Chapter 24: Magnetic Fields and Electromagnetism

Magnetic fields arise from moving charges, whether in the form of free electrons flowing through conductors or electrons circulating within atoms. These fields are visualized through field lines that originate at north poles and terminate at south poles, with line density indicating field strength. Solenoids represent an important practical application, where coiling wire concentrates the field, and inserting a ferrous core dramatically amplifies the effect through material magnetization. The direction of magnetic fields produced by straight wires and solenoids can be determined using right-hand rules, which provide intuitive methods for predicting field orientation based on current direction. When a current-carrying conductor is placed within an external magnetic field, it experiences a force perpendicular to both the current and field directions, a phenomenon called the motor effect that underlies the operation of electric motors. Fleming's left-hand rule offers a systematic approach to determining the direction of this force using hand positions corresponding to field direction, current direction, and resulting motion.
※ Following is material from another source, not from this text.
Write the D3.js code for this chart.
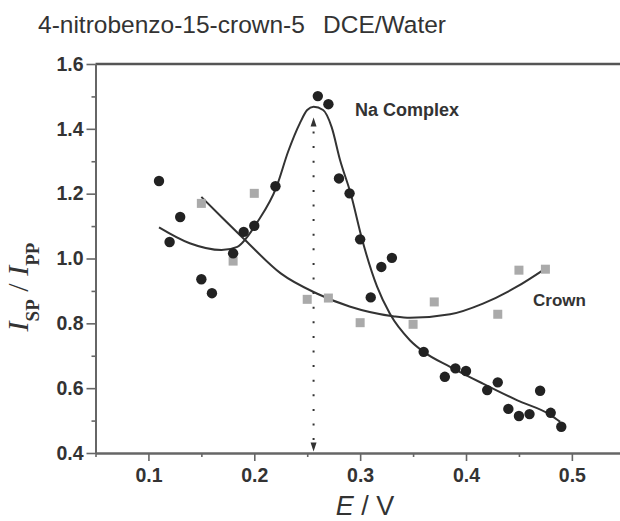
<!DOCTYPE html>
<html>
<head>
<meta charset="utf-8">
<script src="https://cdn.jsdelivr.net/npm/d3@7"></script>
<style>
  html, body { margin: 0; padding: 0; background: #fff; }
  svg { display: block; }
</style>
</head>
<body>
<svg id="chart" width="620" height="521"></svg>
<script>
// Na complex (black circles)
var naE = [0.11, 0.12, 0.13, 0.15, 0.16, 0.18, 0.19, 0.20, 0.22, 0.26, 0.27, 0.28, 0.29, 0.30, 0.31, 0.32, 0.33,
           0.36, 0.38, 0.39, 0.40, 0.42, 0.43, 0.44, 0.45, 0.46, 0.47, 0.48, 0.49];
var naR = [1.239, 1.051, 1.128, 0.936, 0.893, 1.016, 1.082, 1.101, 1.223, 1.501, 1.476, 1.247, 1.201, 1.059, 0.880, 0.974, 1.002,
           0.712, 0.635, 0.661, 0.653, 0.594, 0.618, 0.536, 0.514, 0.520, 0.592, 0.524, 0.481];
// free crown (grey squares)
var crownE = [0.15, 0.18, 0.20, 0.25, 0.27, 0.30, 0.35, 0.37, 0.43, 0.45, 0.475];
var crownR = [1.170, 0.992, 1.201, 0.874, 0.878, 0.802, 0.797, 0.866, 0.828, 0.964, 0.967];
// fitted curves
var naFitE = [0.110, 0.139, 0.169, 0.184, 0.193, 0.202, 0.221, 0.232, 0.243, 0.250, 0.256, 0.265, 0.273, 0.281,
              0.291, 0.302, 0.316, 0.328, 0.347, 0.360, 0.385, 0.416, 0.448, 0.480, 0.489];
var naFitR = [1.096, 1.047, 1.026, 1.036, 1.065, 1.108, 1.221, 1.330, 1.417, 1.458, 1.468, 1.458, 1.406, 1.304,
              1.201, 1.057, 0.913, 0.830, 0.748, 0.712, 0.666, 0.614, 0.563, 0.517, 0.496];
var crownFitE = [0.150, 0.170, 0.191, 0.225, 0.259, 0.290, 0.331, 0.347, 0.385, 0.416, 0.448, 0.475];
var crownFitR = [1.190, 1.125, 1.058, 0.954, 0.892, 0.852, 0.822, 0.817, 0.828, 0.861, 0.913, 0.969];
// peak marker
var peakE = 0.256, arrowTop = 1.435, arrowBottom = 0.405;

var xMajor = [0.1, 0.2, 0.3, 0.4, 0.5];
var xMinor = [0.05, 0.15, 0.25, 0.35, 0.45, 0.55];
var yMajor = [0.4, 0.6, 0.8, 1.0, 1.2, 1.4, 1.6];
var yMinor = [0.5, 0.7, 0.9, 1.1, 1.3, 1.5];

var svg = d3.select("#chart");
var sans = "'Liberation Sans', Arial, Helvetica, sans-serif";
var serif = "'Liberation Serif', 'Times New Roman', serif";

var x = d3.scaleLinear().domain([0.05, 0.55]).range([95.5, 624.8]);
var y = d3.scaleLinear().domain([0.4, 1.6]).range([453, 64]);

// title
svg.append("text").attr("x", 38).attr("y", 33).text("4-nitrobenzo-15-crown-5")
  .style("font-family", sans).style("font-size", "24.5px").attr("fill", "#333");
svg.append("text").attr("x", 323).attr("y", 33).text("DCE/Water")
  .style("font-family", sans).style("font-size", "24.5px").attr("fill", "#333");

// top frame
svg.append("line").attr("x1", x(0.05)).attr("x2", x(0.55)).attr("y1", y(1.6)).attr("y2", y(1.6))
  .attr("stroke", "#555").attr("stroke-width", 2.5);

function styleAxis(g) {
  g.select(".domain").attr("stroke", "#666").attr("stroke-width", 2);
  g.selectAll(".tick line").attr("stroke", "#666").attr("stroke-width", 1.6);
  g.selectAll(".tick text").attr("fill", "#333")
    .style("font-family", sans).style("font-size", "19.5px").style("font-weight", "bold");
}

var gx = svg.append("g").attr("transform", "translate(0," + y(0.4) + ")")
  .call(d3.axisBottom(x).tickValues(xMajor).tickSize(8).tickSizeOuter(0).tickPadding(7.5)
    .tickFormat(d3.format(".1f")));
styleAxis(gx);
var gxm = svg.append("g").attr("transform", "translate(0," + y(0.4) + ")")
  .call(d3.axisBottom(x).tickValues(xMinor).tickSize(4).tickSizeOuter(0).tickFormat(""));
styleAxis(gxm);

var gy = svg.append("g").attr("transform", "translate(" + x(0.05) + ",0)")
  .call(d3.axisLeft(y).tickValues(yMajor).tickSize(9).tickSizeOuter(0).tickPadding(3)
    .tickFormat(d3.format(".1f")));
styleAxis(gy);
var gym = svg.append("g").attr("transform", "translate(" + x(0.05) + ",0)")
  .call(d3.axisLeft(y).tickValues(yMinor).tickSize(4).tickSizeOuter(0).tickFormat(""));
styleAxis(gym);

// axis titles
var xt = svg.append("text").attr("x", 365).attr("y", 515).attr("text-anchor", "middle")
  .style("font-family", sans).style("font-size", "27px").attr("fill", "#333");
xt.append("tspan").style("font-style", "italic").text("E");
xt.append("tspan").text(" / V");

var yt = svg.append("text").attr("transform", "translate(28,287) rotate(-90)").attr("text-anchor", "middle")
  .style("font-family", serif).attr("fill", "#333");
yt.append("tspan").style("font-style", "italic").style("font-size", "30px").text("I");
yt.append("tspan").style("font-weight", "bold").style("font-size", "19px").attr("dy", 11).text("SP");
yt.append("tspan").style("font-size", "30px").attr("dy", -11).text(" / ");
yt.append("tspan").style("font-style", "italic").style("font-size", "30px").text("I");
yt.append("tspan").style("font-weight", "bold").style("font-size", "19px").attr("dy", 11).text("PP");

// fitted lines
var line = d3.line().x(function(d) { return x(d[0]); }).y(function(d) { return y(d[1]); })
  .curve(d3.curveMonotoneX);
svg.append("path").datum(d3.zip(crownFitE, crownFitR)).attr("d", line)
  .attr("fill", "none").attr("stroke", "#333").attr("stroke-width", 2);
svg.append("path").datum(d3.zip(naFitE, naFitR)).attr("d", line)
  .attr("fill", "none").attr("stroke", "#333").attr("stroke-width", 2);

// dotted arrow at peak
var px = x(peakE);
svg.append("line").attr("x1", px).attr("x2", px).attr("y1", y(arrowTop) + 14).attr("y2", y(arrowBottom) - 10)
  .attr("stroke", "#333").attr("stroke-width", 2).attr("stroke-dasharray", "2,12.6");
svg.append("path")
  .attr("d", "M" + px + "," + y(arrowTop) + "L" + (px - 3) + "," + (y(arrowTop) + 9) + "L" + (px + 3) + "," + (y(arrowTop) + 9) + "Z")
  .attr("fill", "#333");
svg.append("path")
  .attr("d", "M" + px + "," + y(arrowBottom) + "L" + (px - 3) + "," + (y(arrowBottom) - 9) + "L" + (px + 3) + "," + (y(arrowBottom) - 9) + "Z")
  .attr("fill", "#333");

// markers
svg.append("g").selectAll("rect").data(d3.zip(crownE, crownR)).enter().append("rect")
  .attr("x", function(d) { return x(d[0]) - 4.5; }).attr("y", function(d) { return y(d[1]) - 4.5; })
  .attr("width", 9).attr("height", 9).attr("fill", "#aaa");
svg.append("g").selectAll("circle").data(d3.zip(naE, naR)).enter().append("circle")
  .attr("cx", function(d) { return x(d[0]); }).attr("cy", function(d) { return y(d[1]); })
  .attr("r", 5.2).attr("fill", "#222");

// labels
svg.append("text").attr("x", 355).attr("y", 116).text("Na Complex")
  .style("font-family", sans).style("font-size", "18px").style("font-weight", "bold").attr("fill", "#333");
svg.append("text").attr("x", 533).attr("y", 306).text("Crown")
  .style("font-family", sans).style("font-size", "17px").style("font-weight", "bold").attr("fill", "#333");
</script>
</body>
</html>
Magnetic field strength is quantified as magnetic flux density, measured in tesla, defined as the force per unit current per unit length experienced by a conductor perpendicular to the field. The relationship between these quantities is expressed through F equals BIL sine theta, which accounts for the angle between field and current. Practical measurement of magnetic flux density employs either Hall probes, which directly sense field strength when oriented perpendicular to field lines, or current balances, which measure the mechanical force exerted on current-carrying conductors to calculate field strength indirectly. The chapter also explores interactions between parallel conductors, where currents in the same direction produce attractive forces due to field cancellation between the wires, while antiparallel currents generate repulsive forces through field reinforcement. These electromagnetic phenomena operate through action at a distance, similar to electric and gravitational fields, though electromagnetic forces dominate at atomic scales while gravitational effects predominate across astronomical distances.